Cuando el Cordero rompió el quinto sello, vi debajo del altar a las almas de los que habían sido asesinados por anunciar el mensaje de Dios. Decían con fuerte voz: «Dios todopoderoso, tú eres santo y siempre dices la verdad. ¿Cuándo te vengarás de los que nos mataron? ¿Cuándo los castigarás?»
Entonces Dios les dio ropas blancas, y les dijo que debían esperar un poco más, porque aún no habían muerto todos los cristianos que debían morir como ellos.
Cuando el Cordero rompió el sexto sello, miré, y hubo un gran terremoto. El sol se oscureció, y la luna se puso roja como la sangre. Las estrellas cayeron del cielo a la tierra, como cae la fruta del árbol cuando un fuerte viento lo sacude. Además, el cielo fue desapareciendo, como cuando se enrolla una hoja de pergamino, y todas las montañas y las islas fueron llevadas a otro lugar.
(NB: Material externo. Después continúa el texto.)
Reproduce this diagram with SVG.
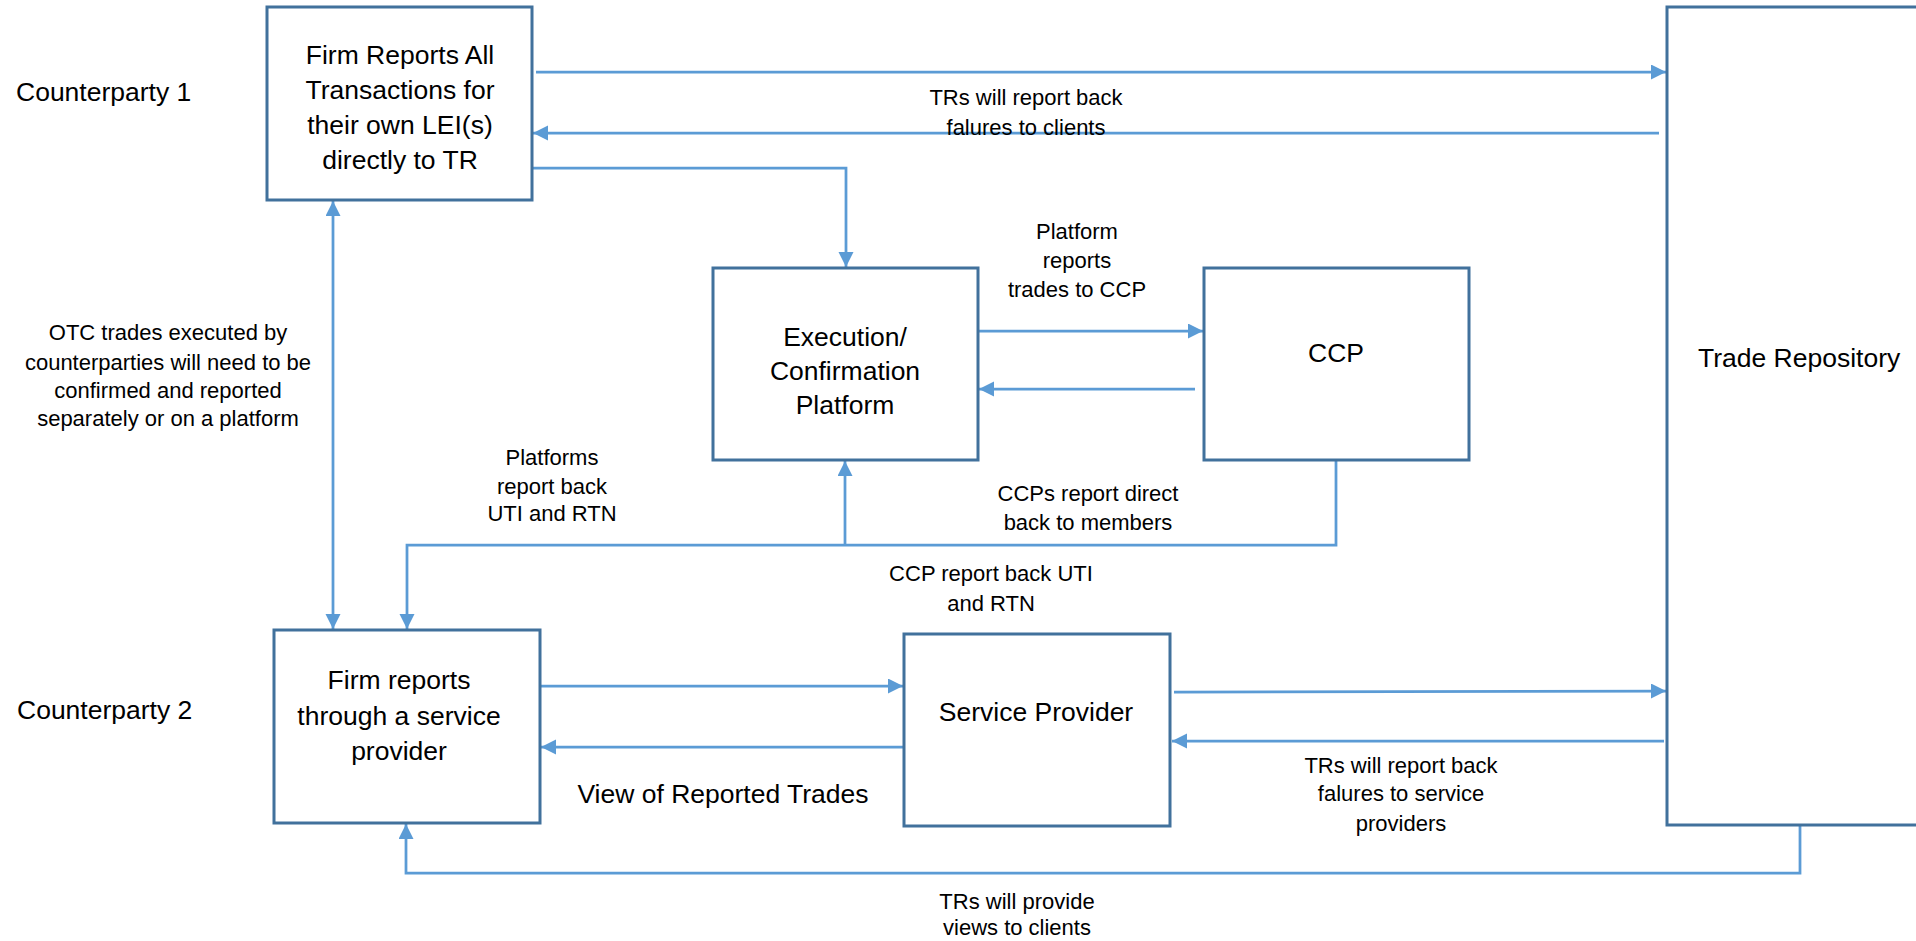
<svg xmlns="http://www.w3.org/2000/svg" width="1916" height="941" viewBox="0 0 1916 941">
<style>
.box{fill:#fff;stroke:#41719C;stroke-width:3}
.c{fill:none;stroke:#5B9BD5;stroke-width:2.75}
.t{font-family:"Liberation Sans",Arial,sans-serif;font-size:26.5px;fill:#000}
.l{font-family:"Liberation Sans",Arial,sans-serif;font-size:22px;fill:#000}
.m{text-anchor:middle}
</style>
<defs>
<marker id="ah" markerUnits="userSpaceOnUse" markerWidth="16" markerHeight="16" refX="15" refY="7.5" orient="auto-start-reverse">
<path d="M0,0 L15,7.5 L0,15 z" fill="#5B9BD5"/>
</marker>
</defs>
<rect width="1916" height="941" fill="#fff"/>
<g id="connectors">
<path class="c" d="M536,72 L1666,72" marker-end="url(#ah)"/>
<path class="c" d="M1659,133 L533,133" marker-end="url(#ah)"/>
<path class="c" d="M533,168 L846,168 L846,267" marker-end="url(#ah)"/>
<path class="c" d="M333,201 L333,629" marker-start="url(#ah)" marker-end="url(#ah)"/>
<path class="c" d="M979,331 L1203,331" marker-end="url(#ah)"/>
<path class="c" d="M1195,389 L979,389" marker-end="url(#ah)"/>
<path class="c" d="M1336,461 L1336,545 L407,545 L407,629" marker-end="url(#ah)"/>
<path class="c" d="M845,545 L845,461" marker-end="url(#ah)"/>
<path class="c" d="M541,686 L903,686" marker-end="url(#ah)"/>
<path class="c" d="M904,747 L541,747" marker-end="url(#ah)"/>
<path class="c" d="M1174,692 L1666,691" marker-end="url(#ah)"/>
<path class="c" d="M1664,741 L1172,741" marker-end="url(#ah)"/>
<path class="c" d="M1800,826 L1800,873 L406,873 L406,824" marker-end="url(#ah)"/>
</g>
<g id="counterparty1"><text class="t" x="16" y="101">Counterparty 1</text></g>
<g id="counterparty2"><text class="t" x="17" y="719">Counterparty 2</text></g>
<g id="firm-direct">
<rect class="box" x="267" y="7" width="265" height="193"/>
<text class="t m" x="400" y="64">Firm Reports All</text>
<text class="t m" x="400" y="99">Transactions for</text>
<text class="t m" x="400" y="134">their own LEI(s)</text>
<text class="t m" x="400" y="169">directly to TR</text>
</g>
<g id="execution">
<rect class="box" x="713" y="268" width="265" height="192"/>
<text class="t m" x="845" y="346">Execution/</text>
<text class="t m" x="845" y="380">Confirmation</text>
<text class="t m" x="845" y="414">Platform</text>
</g>
<g id="ccp">
<rect class="box" x="1204" y="268" width="265" height="192"/>
<text class="t m" x="1336" y="362">CCP</text>
</g>
<g id="trade-repository">
<rect class="box" x="1667" y="7" width="300" height="818"/>
<text class="t" x="1698" y="367">Trade Repository</text>
</g>
<g id="firm-sp">
<rect class="box" x="274" y="630" width="266" height="193"/>
<text class="t m" x="399" y="689">Firm reports</text>
<text class="t m" x="399" y="725">through a service</text>
<text class="t m" x="399" y="760">provider</text>
</g>
<g id="service-provider">
<rect class="box" x="904" y="634" width="266" height="192"/>
<text class="t m" x="1036" y="721">Service Provider</text>
</g>
<g id="labels">
<text class="t m" x="723" y="803">View of Reported Trades</text>
<text class="l m" x="1026" y="105">TRs will report back</text>
<text class="l m" x="1026" y="135">falures to clients</text>
<text class="l m" x="1077" y="239">Platform</text>
<text class="l m" x="1077" y="268">reports</text>
<text class="l m" x="1077" y="297">trades to CCP</text>
<text class="l m" x="168" y="340">OTC trades executed by</text>
<text class="l m" x="168" y="370">counterparties will need to be</text>
<text class="l m" x="168" y="398">confirmed and reported</text>
<text class="l m" x="168" y="426">separately or on a platform</text>
<text class="l m" x="552" y="465">Platforms</text>
<text class="l m" x="552" y="494">report back</text>
<text class="l m" x="552" y="521">UTI and RTN</text>
<text class="l m" x="1088" y="501">CCPs report direct</text>
<text class="l m" x="1088" y="530">back to members</text>
<text class="l m" x="991" y="581">CCP report back UTI</text>
<text class="l m" x="991" y="611">and RTN</text>
<text class="l m" x="1401" y="773">TRs will report back</text>
<text class="l m" x="1401" y="801">falures to service</text>
<text class="l m" x="1401" y="831">providers</text>
<text class="l m" x="1017" y="909">TRs will provide</text>
<text class="l m" x="1017" y="935">views to clients</text>
</g>
</svg>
Entonces todos los reyes de la tierra, y toda la gente importante, intentaron esconderse en las cuevas y entre las rocas de las montañas. Lo mismo hicieron los comandantes de los ejércitos, los ricos, los poderosos, los esclavos y los que eran libres. Y todos ellos les decían a las montañas y a las rocas:
«¡Caigan sobre nosotros, para que no nos vea el que está sentado en el trono! ¡Que no nos castigue el Cordero! Ha llegado el día en que Dios y el Cordero nos castigarán, y nadie podrá resistir el castigo.»